◆ **What the exercise asks**: Nothing after the line with "const refLevels = [3, 6];" belongs in the copy; extract the lines below from the top through that line, pictures left out.

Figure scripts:
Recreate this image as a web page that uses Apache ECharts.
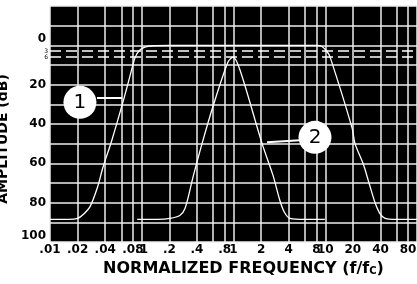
<!DOCTYPE html>
<html>
<head>
<meta charset="utf-8">
<script src="https://cdn.jsdelivr.net/npm/echarts@6/dist/echarts.min.js"></script>
<style>
  html, body { margin: 0; padding: 0; background: #fff; }
  #chart { width: 417px; height: 284px; }
</style>
</head>
<body>
<div id="chart"></div>
<script>
// curve 1: wide band response (f/fc, dB down)
const curve1Freq = [0.01, 0.016, 0.02, 0.023, 0.0273, 0.033, 0.0378, 0.0474, 0.064, 0.075, 0.085, 0.095, 0.11, 0.13, 0.2, 1, 5, 8, 9.2, 10.4, 11.3, 19.6, 21.1, 25.8, 30, 34.9, 40, 45, 55, 100];
const curve1Amp = [88.5, 88.5, 88, 86, 82, 72, 62, 48, 27, 15, 6, 2.5, 0.8, 0.2, 0, 0, 0, 0, 0.6, 3, 6, 42, 50, 60, 70, 80, 86, 88, 88.5, 88.5];
// curve 2: narrow band response
const curve2Freq = [0.089, 0.15, 0.203, 0.26, 0.296, 0.362, 0.454, 0.598, 0.871, 0.99, 1.18, 2.05, 2.69, 3.21, 3.6, 4.13, 6, 9.9];
const curve2Amp = [88.5, 88.5, 88, 86.5, 83, 67, 50, 31, 8.5, 6, 12.7, 50, 66, 79, 85, 88, 88.5, 88.5];

const freqLabels = [0.01, 0.02, 0.04, 0.08, 0.1, 0.2, 0.4, 0.8, 1, 2, 4, 8, 10, 20, 40, 80];
const freqGrid = [0.01, 0.02, 0.04, 0.06, 0.08, 0.1, 0.2, 0.4, 0.6, 0.8, 1, 2, 4, 6, 8, 10, 20, 40, 60, 80, 100];
const ampLabels = [0, 20, 40, 60, 80, 100];
const refLevels = [3, 6];

const calloutNames = ['1', '2'];
const calloutAt = [[0.0212, 29], [7.73, 46.8]];
const arrowFrom = [[0.0325, 26.4], [5.31, 48.3]];
const arrowTo = [[0.061, 26.4], [2.32, 49.3]];

const FONT = 'DejaVu Sans';
const zip = (xs, ys) => xs.map((x, i) => [x, ys[i]]);
const fmtFreq = v => {
  const s = String(+v.toPrecision(3));
  return s.startsWith('0.') ? s.slice(1) : s;
};

const chart = echarts.init(document.getElementById('chart'));

chart.setOption({
  animation: false,
  backgroundColor: '#fff',
  grid: {
    left: 50, right: 0, top: 6, bottom: 42,
    outerBoundsMode: 'none',
    containLabel: false,
    show: true, backgroundColor: '#000', borderWidth: 0
  },
  xAxis: {
    type: 'log',
    logBase: 10,
    min: 0.01,
    max: 100,
    name: 'NORMALIZED FREQUENCY (f/f{s|C})',
    nameLocation: 'middle',
    nameGap: 18,
    nameTextStyle: {
      color: '#000', fontFamily: FONT, fontSize: 16, fontWeight: 'bold',
      padding: [0, 0, 0, 20],
      rich: { s: { fontSize: 10, fontFamily: FONT, fontWeight: 'bold', color: '#000', verticalAlign: 'bottom', padding: [6, 0, 0, 0] } }
    },
    axisLine: { show: false },
    axisTick: { show: false, customValues: freqGrid },
    axisLabel: {
      customValues: freqLabels,
      formatter: fmtFreq,
      color: '#000', fontFamily: FONT, fontSize: 12, fontWeight: 'bold', margin: 2
    },
    splitLine: { show: true, lineStyle: { color: '#eeeeee', width: 1.5 } }
  },
  yAxis: {
    type: 'value',
    inverse: true,
    min: -20,
    max: 100,
    interval: 10,
    name: 'AMPLITUDE (dB)',
    nameLocation: 'middle',
    nameRotate: 90,
    nameGap: 29,
    nameTextStyle: { color: '#000', fontFamily: FONT, fontSize: 14, fontWeight: 'bold', padding: [0, 30, 0, 0] },
    axisLine: { show: false },
    axisTick: { show: false },
    axisLabel: {
      color: '#000', fontFamily: FONT, fontSize: 12, fontWeight: 'bold', margin: 4,
      formatter: v => {
        if (ampLabels.indexOf(v) < 0) return '';
        return (v === 0 || v === 100) ? '{e|' + v + '}' : String(v);
      },
      rich: { e: { color: '#000', fontFamily: FONT, fontSize: 12, fontWeight: 'bold', padding: [0, 0, 12, 0] } }
    },
    splitLine: { show: true, lineStyle: { color: '#eeeeee', width: 1.5 } }
  },
  series: [
    {
      type: 'line',
      data: [],
      markLine: {
        silent: true,
        symbol: 'none',
        lineStyle: { color: '#fff', width: 1.5, type: [11, 5] },
        label: { show: true, position: 'start', formatter: p => String(p.value), color: '#000', fontSize: 6, fontFamily: FONT, distance: 2 },
        data: refLevels.map(v => ({ yAxis: v }))
      }
    },
    {
      name: 'curve 1',
      type: 'line',
      data: zip(curve1Freq, curve1Amp),
      symbol: 'none',
      smooth: 0.3,
      lineStyle: { color: '#fff', width: 1.3 },
      z: 3
    },
    {
      name: 'curve 2',
      type: 'line',
      data: zip(curve2Freq, curve2Amp),
      symbol: 'none',
      smooth: 0.3,
      lineStyle: { color: '#fff', width: 1.3 },
      z: 3
    },
    {
      type: 'scatter',
      data: calloutAt.map((c, i) => ({ value: c, name: calloutNames[i] })),
      symbolSize: 33,
      itemStyle: { color: '#fff', opacity: 1 },
      label: {
        show: true, position: 'inside', formatter: p => p.name,
        color: '#000', fontFamily: FONT, fontSize: 20
      },
      markLine: {
        silent: true,
        symbol: ['none', 'arrow'],
        symbolSize: [0, 10],
        lineStyle: { color: '#fff', width: 2, type: 'solid' },
        label: { show: false },
        data: arrowFrom.map((a, i) => [{ coord: a }, { coord: arrowTo[i] }])
      },
      z: 5
    }
  ]
});
</script>
</body>
</html>
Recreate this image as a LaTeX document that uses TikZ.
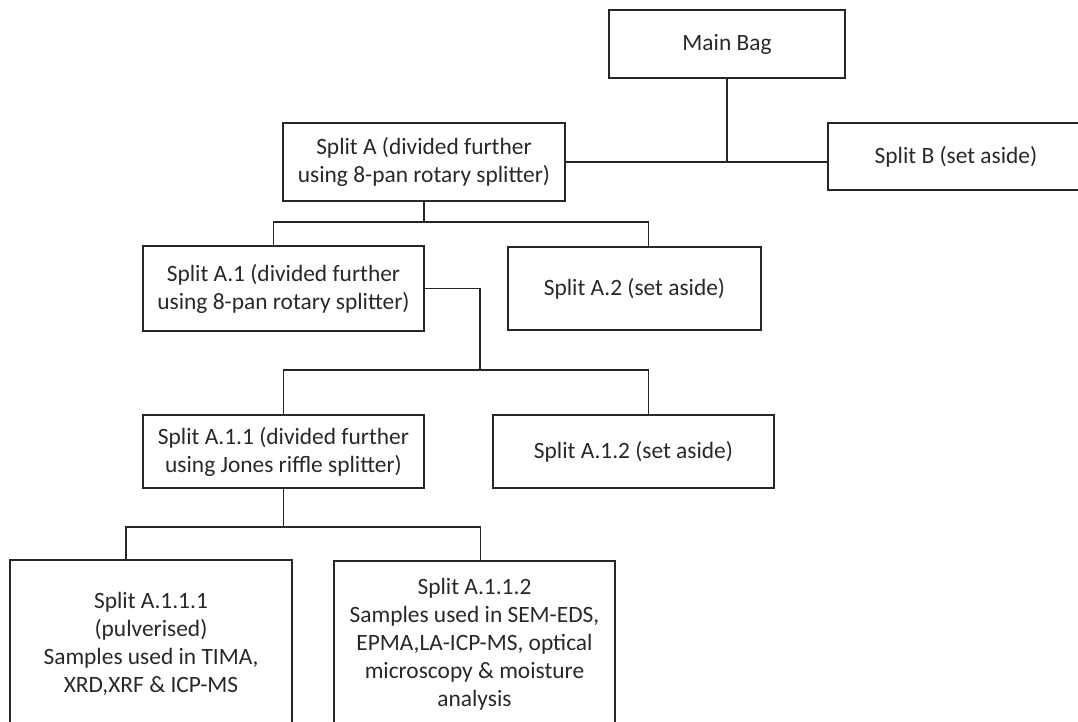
\documentclass[tikz,border=0pt]{standalone}
\usepackage{fontspec}
\setmainfont{Carlito}
\usepackage{tikz}
\usetikzlibrary{positioning,calc}
\definecolor{lineclr}{RGB}{38,38,38}
\definecolor{txtclr}{RGB}{40,40,40}

\begin{document}
\begin{tikzpicture}[x=0.5pt, y=-0.5pt,
  every node/.style={font=\fontsize{11.7}{14}\selectfont, text=txtclr},
  bx/.style={draw=lineclr, line width=0.9pt, align=center, inner sep=0pt},
  link/.style={draw=lineclr, line width=0.9pt}]
\useasboundingbox (0,0) rectangle (1078,722);
% Top level
\node[bx, minimum width=118pt, minimum height=34pt] (main) at (727,44) {Main Bag};
\node[bx, minimum width=141pt, minimum height=39pt] (splitA) at (424,162) {Split A (divided further\\using 8-pan rotary splitter)};
\node[bx, minimum width=128pt, minimum height=33.5pt] (splitB) at (956,156.5) {Split B (set aside)};
% Second level
\node[bx, minimum width=140.5pt, minimum height=42.5pt] (a1) at (283.5,288.5) {Split A.1 (divided further\\using 8-pan rotary splitter)};
\node[bx, minimum width=126.5pt, minimum height=41.5pt] (a2) at (634.5,288.5) {Split A.2 (set aside)};
% Third level
\node[bx, minimum width=140.5pt, minimum height=36.5pt] (a11) at (283.5,451.5) {Split A.1.1 (divided further\\using Jones riffle splitter)};
\node[bx, minimum width=140.5pt, minimum height=36.5pt] (a12) at (633.5,451.5) {Split A.1.2 (set aside)};
% Fourth level
\node[bx, minimum width=141pt, minimum height=84pt] (a111) at (151,644) {Split A.1.1.1\\(pulverised)\\Samples used in TIMA,\\XRD,XRF \& ICP-MS};
\node[bx, minimum width=140.5pt, minimum height=83.5pt] (a112) at (474.5,644.5) {Split A.1.1.2\\Samples used in SEM-EDS,\\EPMA,LA-ICP-MS, optical\\microscopy \& moisture\\analysis};
% Junctions
\coordinate (j1) at (424,222);
\coordinate (j2) at (480,370);
\coordinate (j3) at (283.5,527);
% Connectors
\draw[link] (main.south) -- (main.south |- splitA.east);
\draw[link] (splitA.east) -- (splitA.east -| splitB.west);
\draw[link] (splitA.south) -- (j1) -| ([xshift=-5pt]a1.north);
\draw[link] (j1) -| ([xshift=7pt]a2.north);
\draw[link] (a1.east) -| (j2);
\draw[link] (j2) -| (a11.north);
\draw[link] (j2) -| ([xshift=7.5pt]a12.north);
\draw[link] (a11.south) -- (j3) -| ([xshift=-12.5pt]a111.north);
\draw[link] (j3) -| ([xshift=3pt]a112.north);
\end{tikzpicture}
\end{document}
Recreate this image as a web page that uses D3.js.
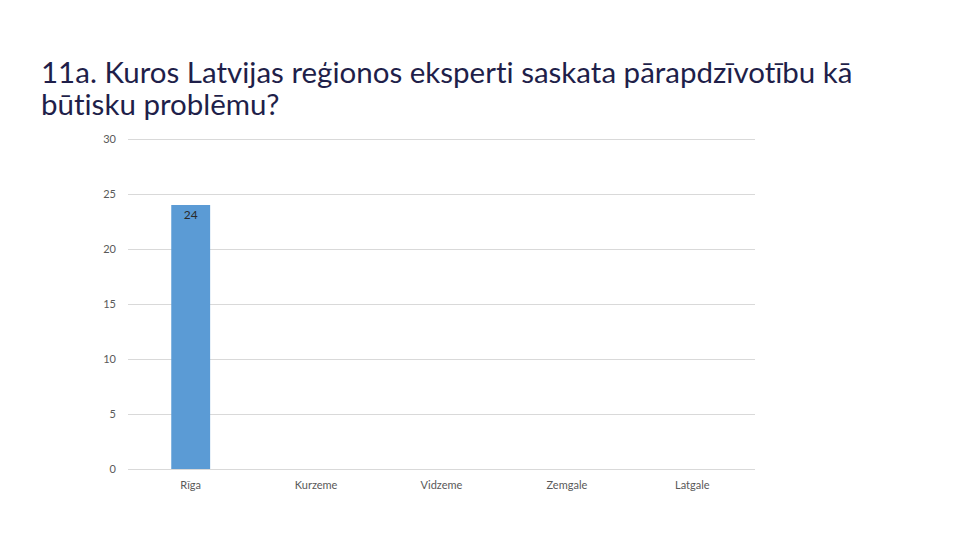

◆ **Exercise response**:
Recreate this image as a web page that uses Apache ECharts.
<!DOCTYPE html>
<html>
<head>
<meta charset="utf-8">
<script src="https://cdn.jsdelivr.net/npm/echarts@6/dist/echarts.min.js"></script>
<style>
  html, body { margin: 0; padding: 0; background: #fff; }
  #chart { width: 417px; height: 284px; }
</style>
</head>
<body>
<div id="chart"></div>
<script>
// curve 1: wide band response (f/fc, dB down)
const curve1Freq = [0.01, 0.016, 0.02, 0.023, 0.0273, 0.033, 0.0378, 0.0474, 0.064, 0.075, 0.085, 0.095, 0.11, 0.13, 0.2, 1, 5, 8, 9.2, 10.4, 11.3, 19.6, 21.1, 25.8, 30, 34.9, 40, 45, 55, 100];
const curve1Amp = [88.5, 88.5, 88, 86, 82, 72, 62, 48, 27, 15, 6, 2.5, 0.8, 0.2, 0, 0, 0, 0, 0.6, 3, 6, 42, 50, 60, 70, 80, 86, 88, 88.5, 88.5];
// curve 2: narrow band response
const curve2Freq = [0.089, 0.15, 0.203, 0.26, 0.296, 0.362, 0.454, 0.598, 0.871, 0.99, 1.18, 2.05, 2.69, 3.21, 3.6, 4.13, 6, 9.9];
const curve2Amp = [88.5, 88.5, 88, 86.5, 83, 67, 50, 31, 8.5, 6, 12.7, 50, 66, 79, 85, 88, 88.5, 88.5];

const freqLabels = [0.01, 0.02, 0.04, 0.08, 0.1, 0.2, 0.4, 0.8, 1, 2, 4, 8, 10, 20, 40, 80];
const freqGrid = [0.01, 0.02, 0.04, 0.06, 0.08, 0.1, 0.2, 0.4, 0.6, 0.8, 1, 2, 4, 6, 8, 10, 20, 40, 60, 80, 100];
const ampLabels = [0, 20, 40, 60, 80, 100];
const refLevels = [3, 6];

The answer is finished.